Appeals Court rules DeCSS ban violated free speech

An appellate court in California has reversed a 1999 injunction barring the publication of a DVD-cracking tool on the Internet, finding the earlier decision by a trial judge violated the defendant’s free speech rights.

The case, before California’s Sixth Circuit Court of Appeals, was closely watched as a test of how much protection companies can expect in California for trade secrets that become widely distributed online, CNET News reported.

The plaintiff, the DVD Copy Control Association, had argued that Andrew Bunner violated its intellectual property rights by posting on the Internet the DeCSS code that can be used to bypass Hollywood’s encryption scheme for DVDs. Bunner’s attorneys had countered that the code was no longer a secret by the time he posted it on his Web site.

“The preliminary injunction...burdens more speech than necessary to protect DVD CCA's property interest and was an unlawful prior restraint upon Bunner’s right to free speech,” the three-judge panel wrote in its decision.

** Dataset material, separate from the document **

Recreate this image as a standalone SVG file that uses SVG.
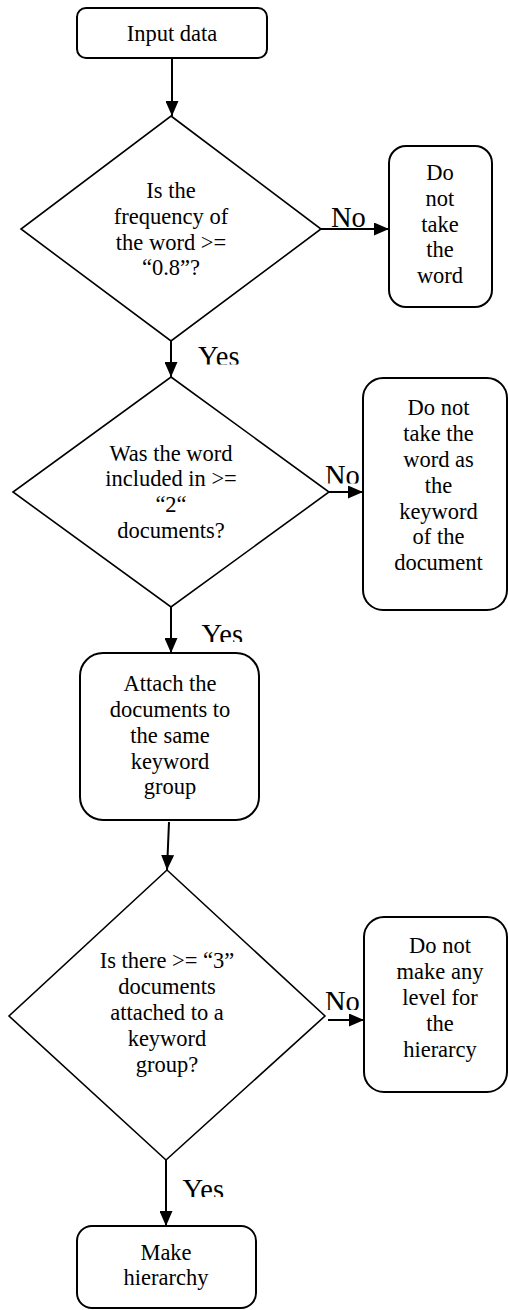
<svg xmlns="http://www.w3.org/2000/svg" width="508" height="1310" viewBox="0 0 508 1310">
<style>
.box{fill:#fff;stroke:#000;stroke-width:2}
.dia{fill:#fff;stroke:#000;stroke-width:1.6}
.t{font-family:"Liberation Serif","Times New Roman",serif;font-size:22.5px;fill:#000;text-anchor:middle}
.lbl{font-family:"Liberation Serif","Times New Roman",serif;font-size:28.5px;fill:#000}
.con{fill:none;stroke:#000;stroke-width:2;marker-end:url(#ah)}
</style>
<defs>
<marker id="ah" markerUnits="userSpaceOnUse" markerWidth="15" markerHeight="13" refX="15" refY="6.5" orient="auto">
<path d="M0,0 L15,6.5 L0,13 z" fill="#000"/>
</marker>
<clipPath id="cNo1"><rect x="320" y="190" width="60" height="37"/></clipPath>
<clipPath id="cNo2"><rect x="320" y="450" width="45" height="33.5"/></clipPath>
<clipPath id="cNo3"><rect x="320" y="975" width="45" height="35"/></clipPath>
<clipPath id="cY1"><rect x="190" y="330" width="70" height="34.5"/></clipPath>
<clipPath id="cY2"><rect x="190" y="610" width="70" height="32"/></clipPath>
<clipPath id="cY3"><rect x="175" y="1165" width="70" height="32"/></clipPath>
</defs>
<rect width="508" height="1310" fill="#fff"/>

<g id="connectors">
<path class="con" d="M172,58 L172,116"/>
<path class="con" d="M321,229 L389,229"/>
<path class="con" d="M171,341 L171,377"/>
<path class="con" d="M329,492 L363,492"/>
<path class="con" d="M171,607 L171,653"/>
<path class="con" d="M169,822 L167,870"/>
<path class="con" d="M328,1020 L364,1020"/>
<path class="con" d="M166,1160 L166,1226"/>
<g clip-path="url(#cNo1)"><text class="lbl" x="331" y="227">No</text></g>
<g clip-path="url(#cNo2)"><text class="lbl" x="325" y="484.5">No</text></g>
<g clip-path="url(#cNo3)"><text class="lbl" x="325" y="1011">No</text></g>
<g clip-path="url(#cY1)"><text class="lbl" x="198" y="365.5">Yes</text></g>
<g clip-path="url(#cY2)"><text class="lbl" x="201.5" y="643.5">Yes</text></g>
<g clip-path="url(#cY3)"><text class="lbl" x="182.5" y="1198.5">Yes</text></g>
</g>

<g id="input">
<rect class="box" x="77" y="8" width="190" height="50" rx="9"/>
<text class="t" x="172" y="41">Input data</text>
</g>

<g id="dec1">
<polygon class="dia" points="171,116 321,229 171,341 21,229"/>
<text class="t" x="171" y="198">Is the</text>
<text class="t" x="171" y="223.5">frequency of</text>
<text class="t" x="171" y="249.5">the word &gt;=</text>
<text class="t" x="171" y="275">“0.8”?</text>
</g>

<g id="no1">
<rect class="box" x="389" y="146" width="103" height="161" rx="17"/>
<text class="t" x="440" y="180">Do</text>
<text class="t" x="440" y="205.5">not</text>
<text class="t" x="440" y="231.5">take</text>
<text class="t" x="440" y="257">the</text>
<text class="t" x="440" y="283">word</text>
</g>

<g id="dec2">
<polygon class="dia" points="171,377 329,492 171,607 13,492"/>
<text class="t" x="171" y="460.5">Was the word</text>
<text class="t" x="171" y="486">included in &gt;=</text>
<text class="t" x="171" y="512">“2“</text>
<text class="t" x="171" y="538">documents?</text>
</g>

<g id="no2">
<rect class="box" x="363" y="378" width="144" height="232" rx="20"/>
<text class="t" x="438.5" y="415">Do not</text>
<text class="t" x="438.5" y="441">take the</text>
<text class="t" x="438.5" y="466.5">word as</text>
<text class="t" x="438.5" y="492.5">the</text>
<text class="t" x="438.5" y="518.5">keyword</text>
<text class="t" x="438.5" y="544">of the</text>
<text class="t" x="438.5" y="570">document</text>
</g>

<g id="attach">
<rect class="box" x="80" y="653" width="179" height="167" rx="23"/>
<text class="t" x="170" y="690.5">Attach the</text>
<text class="t" x="170" y="716.5">documents to</text>
<text class="t" x="170" y="742.5">the same</text>
<text class="t" x="170" y="768.5">keyword</text>
<text class="t" x="170" y="794">group</text>
</g>

<g id="dec3">
<polygon class="dia" points="167,870 325,1016 166,1160 9,1016"/>
<text class="t" x="167" y="968">Is there &gt;= “3”</text>
<text class="t" x="167" y="993.5">documents</text>
<text class="t" x="167" y="1019.5">attached to a</text>
<text class="t" x="167" y="1045.5">keyword</text>
<text class="t" x="167" y="1071.5">group?</text>
</g>

<g id="no3">
<rect class="box" x="364" y="917" width="143" height="175" rx="20"/>
<text class="t" x="440" y="953">Do not</text>
<text class="t" x="440" y="979">make any</text>
<text class="t" x="440" y="1005">level for</text>
<text class="t" x="440" y="1030.5">the</text>
<text class="t" x="440" y="1056.5">hierarcy</text>
</g>

<g id="make">
<rect class="box" x="77" y="1226" width="179" height="82" rx="15"/>
<text class="t" x="166" y="1259.5">Make</text>
<text class="t" x="166" y="1285">hierarchy</text>
</g>
</svg>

The decision ends the last strand of Hollywood’s legal attack on DeCSS in the United States, an effort that began when Norwegian programmer Jon Johansen posted DeCSS on the Internet. A criminal case against Johansen in his home country was thrown out late last year.

The ruling does not make it legal in California to post DeCSS online, an action that has been found illegal by a federal appeals court. But the case does mark a rare victory for free speech advocates in the United States facing off with Hollywood over encryption technology that hampers DVD copying and prevents discs from playing on unauthorized machines.

This case differs from one in which the motion picture industry recently won a key decision last week against DVD-copying software maker 321 Studios, when a federal judge ordered the company to pull its products from stores. That case applied the Digital Millennium Copyright Act (DMCA), which makes it illegal to circumvent copy-protection schemes or traffic in circumvention tools.

By contrast, the Bunner case dealt with California state trade secrets law, addressing technical arguments over what practices constitute trade-secret violations and what steps companies must take to preserve their claims to secrecy after proprietary information is made public.